** BEGIN **
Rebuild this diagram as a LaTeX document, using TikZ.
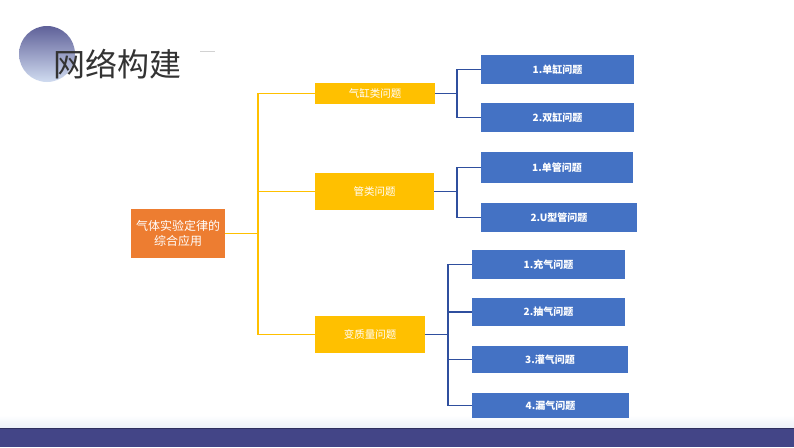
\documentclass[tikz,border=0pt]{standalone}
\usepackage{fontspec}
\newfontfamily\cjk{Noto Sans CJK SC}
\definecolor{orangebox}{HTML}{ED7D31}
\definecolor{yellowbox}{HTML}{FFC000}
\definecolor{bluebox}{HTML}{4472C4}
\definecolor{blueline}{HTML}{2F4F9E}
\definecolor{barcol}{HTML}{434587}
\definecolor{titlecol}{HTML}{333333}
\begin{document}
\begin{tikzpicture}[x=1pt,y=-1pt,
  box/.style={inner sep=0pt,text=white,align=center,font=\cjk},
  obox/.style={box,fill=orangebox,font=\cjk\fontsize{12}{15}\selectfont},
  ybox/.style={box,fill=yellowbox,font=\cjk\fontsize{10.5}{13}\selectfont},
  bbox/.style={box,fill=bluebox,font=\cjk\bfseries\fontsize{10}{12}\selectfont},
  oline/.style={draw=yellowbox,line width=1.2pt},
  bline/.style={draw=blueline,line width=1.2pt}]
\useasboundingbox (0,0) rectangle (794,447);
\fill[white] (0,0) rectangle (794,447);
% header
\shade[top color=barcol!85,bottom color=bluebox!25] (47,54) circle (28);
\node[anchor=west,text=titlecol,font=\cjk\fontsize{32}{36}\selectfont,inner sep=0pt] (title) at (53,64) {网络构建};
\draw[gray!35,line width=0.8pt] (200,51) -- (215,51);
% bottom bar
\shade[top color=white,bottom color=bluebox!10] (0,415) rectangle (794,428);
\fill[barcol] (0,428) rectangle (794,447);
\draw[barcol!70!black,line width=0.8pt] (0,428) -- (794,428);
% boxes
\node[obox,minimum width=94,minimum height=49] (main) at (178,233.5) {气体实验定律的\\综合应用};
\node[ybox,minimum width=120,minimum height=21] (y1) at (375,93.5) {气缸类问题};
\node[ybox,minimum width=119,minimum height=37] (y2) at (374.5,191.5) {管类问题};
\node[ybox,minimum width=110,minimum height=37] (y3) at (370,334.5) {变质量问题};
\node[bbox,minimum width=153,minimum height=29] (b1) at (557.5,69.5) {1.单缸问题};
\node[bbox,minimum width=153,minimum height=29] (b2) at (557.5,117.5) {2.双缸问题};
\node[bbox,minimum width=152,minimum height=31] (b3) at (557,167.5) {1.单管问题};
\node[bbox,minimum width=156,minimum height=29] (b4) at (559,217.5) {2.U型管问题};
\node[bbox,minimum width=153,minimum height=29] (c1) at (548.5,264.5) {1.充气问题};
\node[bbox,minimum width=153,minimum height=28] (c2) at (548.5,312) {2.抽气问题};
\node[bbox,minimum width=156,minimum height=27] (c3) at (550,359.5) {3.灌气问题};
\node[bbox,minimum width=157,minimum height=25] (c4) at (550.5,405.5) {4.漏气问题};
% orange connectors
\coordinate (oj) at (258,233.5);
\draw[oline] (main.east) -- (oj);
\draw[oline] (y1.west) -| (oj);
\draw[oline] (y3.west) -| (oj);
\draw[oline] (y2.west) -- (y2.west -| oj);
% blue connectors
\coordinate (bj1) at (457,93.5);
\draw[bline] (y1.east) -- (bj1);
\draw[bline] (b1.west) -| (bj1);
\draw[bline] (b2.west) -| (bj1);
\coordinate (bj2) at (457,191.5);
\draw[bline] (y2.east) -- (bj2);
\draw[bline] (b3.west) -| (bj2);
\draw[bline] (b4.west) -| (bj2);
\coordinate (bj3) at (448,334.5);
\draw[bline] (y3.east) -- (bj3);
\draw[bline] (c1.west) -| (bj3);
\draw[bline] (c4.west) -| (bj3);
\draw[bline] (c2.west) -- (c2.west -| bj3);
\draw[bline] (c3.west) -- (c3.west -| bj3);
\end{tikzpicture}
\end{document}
** END **
DIRECTIVE — Send back the data above word for word, with the pictures left out.

CORRECT OUTPUT —
Rebuild this diagram as a LaTeX document, using TikZ.
\documentclass[tikz,border=0pt]{standalone}
\usepackage{fontspec}
\newfontfamily\cjk{Noto Sans CJK SC}
\definecolor{orangebox}{HTML}{ED7D31}
\definecolor{yellowbox}{HTML}{FFC000}
\definecolor{bluebox}{HTML}{4472C4}
\definecolor{blueline}{HTML}{2F4F9E}
\definecolor{barcol}{HTML}{434587}
\definecolor{titlecol}{HTML}{333333}
\begin{document}
\begin{tikzpicture}[x=1pt,y=-1pt,
  box/.style={inner sep=0pt,text=white,align=center,font=\cjk},
  obox/.style={box,fill=orangebox,font=\cjk\fontsize{12}{15}\selectfont},
  ybox/.style={box,fill=yellowbox,font=\cjk\fontsize{10.5}{13}\selectfont},
  bbox/.style={box,fill=bluebox,font=\cjk\bfseries\fontsize{10}{12}\selectfont},
  oline/.style={draw=yellowbox,line width=1.2pt},
  bline/.style={draw=blueline,line width=1.2pt}]
\useasboundingbox (0,0) rectangle (794,447);
\fill[white] (0,0) rectangle (794,447);
% header
\shade[top color=barcol!85,bottom color=bluebox!25] (47,54) circle (28);
\node[anchor=west,text=titlecol,font=\cjk\fontsize{32}{36}\selectfont,inner sep=0pt] (title) at (53,64) {网络构建};
\draw[gray!35,line width=0.8pt] (200,51) -- (215,51);
% bottom bar
\shade[top color=white,bottom color=bluebox!10] (0,415) rectangle (794,428);
\fill[barcol] (0,428) rectangle (794,447);
\draw[barcol!70!black,line width=0.8pt] (0,428) -- (794,428);
% boxes
\node[obox,minimum width=94,minimum height=49] (main) at (178,233.5) {气体实验定律的\\综合应用};
\node[ybox,minimum width=120,minimum height=21] (y1) at (375,93.5) {气缸类问题};
\node[ybox,minimum width=119,minimum height=37] (y2) at (374.5,191.5) {管类问题};
\node[ybox,minimum width=110,minimum height=37] (y3) at (370,334.5) {变质量问题};
\node[bbox,minimum width=153,minimum height=29] (b1) at (557.5,69.5) {1.单缸问题};
\node[bbox,minimum width=153,minimum height=29] (b2) at (557.5,117.5) {2.双缸问题};
\node[bbox,minimum width=152,minimum height=31] (b3) at (557,167.5) {1.单管问题};
\node[bbox,minimum width=156,minimum height=29] (b4) at (559,217.5) {2.U型管问题};
\node[bbox,minimum width=153,minimum height=29] (c1) at (548.5,264.5) {1.充气问题};
\node[bbox,minimum width=153,minimum height=28] (c2) at (548.5,312) {2.抽气问题};
\node[bbox,minimum width=156,minimum height=27] (c3) at (550,359.5) {3.灌气问题};
\node[bbox,minimum width=157,minimum height=25] (c4) at (550.5,405.5) {4.漏气问题};
% orange connectors
\coordinate (oj) at (258,233.5);
\draw[oline] (main.east) -- (oj);
\draw[oline] (y1.west) -| (oj);
\draw[oline] (y3.west) -| (oj);
\draw[oline] (y2.west) -- (y2.west -| oj);
% blue connectors
\coordinate (bj1) at (457,93.5);
\draw[bline] (y1.east) -- (bj1);
\draw[bline] (b1.west) -| (bj1);
\draw[bline] (b2.west) -| (bj1);
\coordinate (bj2) at (457,191.5);
\draw[bline] (y2.east) -- (bj2);
\draw[bline] (b3.west) -| (bj2);
\draw[bline] (b4.west) -| (bj2);
\coordinate (bj3) at (448,334.5);
\draw[bline] (y3.east) -- (bj3);
\draw[bline] (c1.west) -| (bj3);
\draw[bline] (c4.west) -| (bj3);
\draw[bline] (c2.west) -- (c2.west -| bj3);
\draw[bline] (c3.west) -- (c3.west -| bj3);
\end{tikzpicture}
\end{document}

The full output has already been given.